Monday Musings, On Leadership
Comment 1

I’d like to recommend…

When asked to serve as a reference, one of my mentors would respond, “I’ll be for you or against you, whichever helps the most.”

It is a good line and I’ve used it myself on occasion. One of the lessons this individual taught was how to put forward your thoughts in a way that has an impact.

I am not shy about giving recommendations and advice. This blog has recommended readings for books and recommend selections of music, although some may decide they don’t want musical advice from anyone who can recommend the ethereal VOCES8 version of Lully, Lulla, Lullay one week and Margo Price’s dark DUI ballad It Ain’t Drunk Driving if You’re Riding a Horse the next.

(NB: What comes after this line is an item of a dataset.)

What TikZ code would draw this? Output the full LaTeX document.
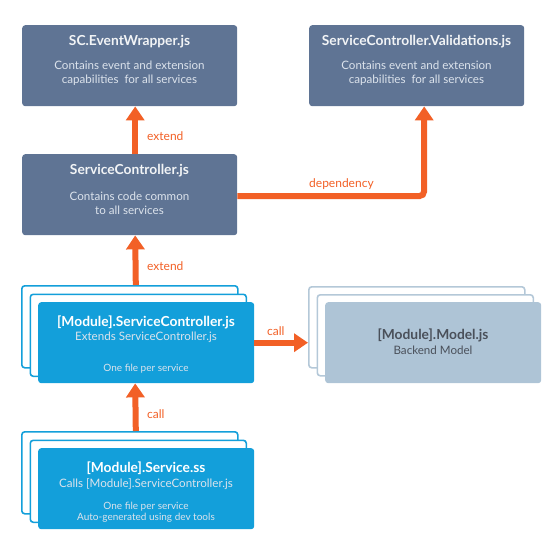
\documentclass[tikz,border=0pt]{standalone}
\usepackage{fontspec}
\setmainfont{Lato}
\usetikzlibrary{arrows.meta,positioning}
\definecolor{slate}{HTML}{5F7494}
\definecolor{oran}{HTML}{F26026}
\definecolor{sky}{HTML}{139FDA}
\definecolor{steel}{HTML}{AEC4D6}
\definecolor{steelline}{HTML}{B4C8D8}
\definecolor{paletxt}{HTML}{DCE3EC}
\definecolor{darktxt}{HTML}{4A505A}
\tikzset{
  box/.style={rounded corners=3pt, minimum width=216pt, minimum height=82pt, anchor=north west, inner sep=0pt},
  slatebox/.style={box, fill=slate, minimum width=215pt, minimum height=81pt},
  skyback/.style={box, draw=sky, line width=1.6pt, fill=white},
  skyfront/.style={box, fill=sky, minimum height=81pt},
  steelback/.style={box, draw=steelline, line width=1.6pt, fill=white, minimum height=81pt},
  steelfront/.style={box, fill=steel, minimum height=81pt},
  ttl/.style={font=\bfseries\fontsize{13.8}{15}\selectfont, text=white!92!slate, inner sep=0pt},
  bdy/.style={font=\fontsize{11.6}{14}\selectfont, text=paletxt, inner sep=0pt, align=center},
  sml/.style={font=\fontsize{10}{11}\selectfont, text=paletxt, inner sep=0pt, align=center},
  lbl/.style={font=\fontsize{12}{12}\selectfont, text=oran, inner sep=0pt, anchor=west},
  arr/.style={draw=oran, line width=6pt, -{Triangle[width=18pt,length=14pt]}},
}
\begin{document}
\begin{tikzpicture}[x=1pt,y=-1pt]
\useasboundingbox (0,0) rectangle (557,551);
% top row
\node[slatebox] (ew) at (22,25) {};
\node[slatebox] (val) at (309,25) {};
\node[slatebox] (sc) at (22,154) {};
\node[ttl] (ewt) at (129.5,41.5) {SC.EventWrapper.js};
\node[bdy] (ewb) at (129.5,73.5) {Contains event and extension\\capabilities\ \ for all services};
\node[ttl] (valt) at (416.5,41.5) {ServiceController.Validations.js};
\node[bdy] (valb) at (416.5,73.5) {Contains event and extension\\capabilities\ \ for all services};
\node[ttl] (sct) at (129.5,170.5) {ServiceController.js};
\node[bdy] (scb) at (129.5,203) {Contains code common\\to all services};
% module service controller stack
\node[skyback] (mb) at (21,285) {};
\node[skyback] (mm) at (29.5,293.5) {};
\node[skyfront] (mf) at (38,302) {};
\node[ttl, text=white] (mft) at (146,322) {[Module].ServiceController.js};
\node[bdy] (mfs) at (146,337.5) {Extends ServiceController.js};
\node[sml] (mfo) at (146,369) {One file per service};
% model stack
\node[steelback] (ob) at (308,286) {};
\node[steelback] (om) at (316.5,294) {};
\node[steelfront] (of) at (325,302) {};
\node[ttl, text=darktxt] (oft) at (433,335) {[Module].Model.js};
\node[bdy, text=darktxt] (ofs) at (433,350.5) {Backend Model};
% service stack
\node[skyback] (sb) at (21,431) {};
\node[skyback] (sm) at (29.5,439.5) {};
\node[skyfront] (sf) at (38,448) {};
\node[ttl, text=white] (sft) at (146,468) {[Module].Service.ss};
\node[bdy] (sfs) at (146,484.5) {Calls [Module].ServiceController.js};
\node[sml] (sfo) at (146,512.5) {One file per service\\Auto-generated using dev tools};
% connectors
\draw[arr] ([xshift=5.5pt]sc.north) -- ([xshift=5.5pt]ew.south);
\node[lbl] (l1) at (147,136) {extend};
\draw[arr, rounded corners=5pt] ([yshift=-1.5pt]sc.east) -| ([xshift=7.5pt]val.south);
\node[lbl] (l2) at (309,184) {dependency};
\draw[arr] ([xshift=6pt]mb.north) -- ([xshift=5.5pt]sc.south);
\node[lbl] (l3) at (147,266) {extend};
\draw[arr] (mf.east) -- (mf.east -| ob.west);
\node[lbl] (l4) at (267,331.5) {call};
\draw[arr] ([xshift=6pt]sb.north) -- ([xshift=-11pt]mf.south);
\node[lbl] (l5) at (147,414) {call};
\end{tikzpicture}
\end{document}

Recommendations tell us as much about the person making the suggestion as they do about the individual or thing being referenced. With that in mind, let’s consider integrity, bias, knowledge, and intent as important aspects of both the giving and receiving of recommendations.

Your word is all you have

Early in my professional career, I had a bad experience that shaped my thinking on recommendations of all types. After receiving a strong reference from an applicant’s most recent employer, I hired that individual only to find they were not up to the job. I subsequently discovered that the former employer had actually let this person go as well.

The integrity of your word can be so easily lost when you make a recommendation that does not align with the truth or your experience. With referrals, one can demur or highlight both strengths and weaknesses in order to ensure that your references are made with integrity.

And if you decide to include someone as a reference on a job application, common courtesy and common sense suggest you first ask their permission.

Watch your bias

Job referrals are, of course, a more serious topic than my book or music reviews. Let’s admit up front that some groups are especially privileged when it comes to professional references. Women and people of color in general have been badly served through the decades by hiring practices that sought out applicants who looked, thought, and behaved just like the overwhelmingly male and white hiring managers. Through the years I came to realize this pattern of injustice, but reflect on my own role without much pride. I worked to change, but was clearly a latecomer to the process.

Consider the source

When my grandmother would hear something that sounded off, she would say “consider the source.” That’s good advice when pondering any recommendation or referral. When we solicit recommendations and thoughts only from people in our circle of acquaintances, we often forget this counsel and overlook their lack of expertise on a subject simply because we know them. That can easily lead straight down the good-old-boy-network rabbit hole and of hearing just what you want to hear. We can all do better in checking sources that go beyond our personal electronic rolodex and our level of comfort.

When we seek out a referral from someone we don’t know, it should push us to research that individual to determine what she knows, appreciates, and has accomplished, just as we should see if the book reviewer who takes a strong stand for a new work has experiences that would lead us to trust his judgement.

Check your motive

In an earlier post on feedback, I suggested that one should stop to think about why you believe it is important for you to impart some of your wisdom on another person. When our advice comes “free of charge,” we may believe we have the best of intentions. The one receiving the input may have an entirely different take on the conversation. 

When at my best, I work to consider the other person in both professional and personal situations. Will this position be a good fit? Will this book have meaning to others? When a long-time and very thoughtful friend told me that her husband was reading Democracy in Chains based on my online recommendation, I felt secure that I had fairly conveyed its value and that my motive was clear. After slogging through the occasional dud of a book, I generally don’t post a review. On the other hand, my Weekly Reader and Saturday Soundtrack sections have an aura of “buyer beware” that floats over those offerings. They won’t be everyone’s cup of tea.

Recommendations are one way we represent our standards and values to others. Don’t be afraid to tell me what you think, but make it clear and reflective of who you are. If you happen to be a bluegrass-loving, classical music fan, I’ll think you’re amazingly open-minded. But then, as grandmother would say, consider the source!

More to come…


Image by Gerd Altmann from Pixabay

This entry was posted in: Monday Musings, On Leadership


I am David J. Brown (hence the DJB) and I originally created this personal blog more than ten years ago as a way to capture photos and memories from a family vacation. After the trip was over I simply continued writing. Over the years the blog has changed to have a more definite focus aligned with my interest in places that matter, reading well, roots music, and more. My professional background is as a national nonprofit leader with a four-decade record of growing and strengthening organizations at local, state, and national levels. This work has been driven by my passion for connecting people in thriving, sustainable, and vibrant communities.

1 Comment

  1. DJB says

    One of my connections and long-time friends commented on this post on LinkedIn. He wrote, “Excellent advice, David. Especially ‘consider the source.’ Leave it to grandmothers to bring in the heavy artillery of wisdom, eh?”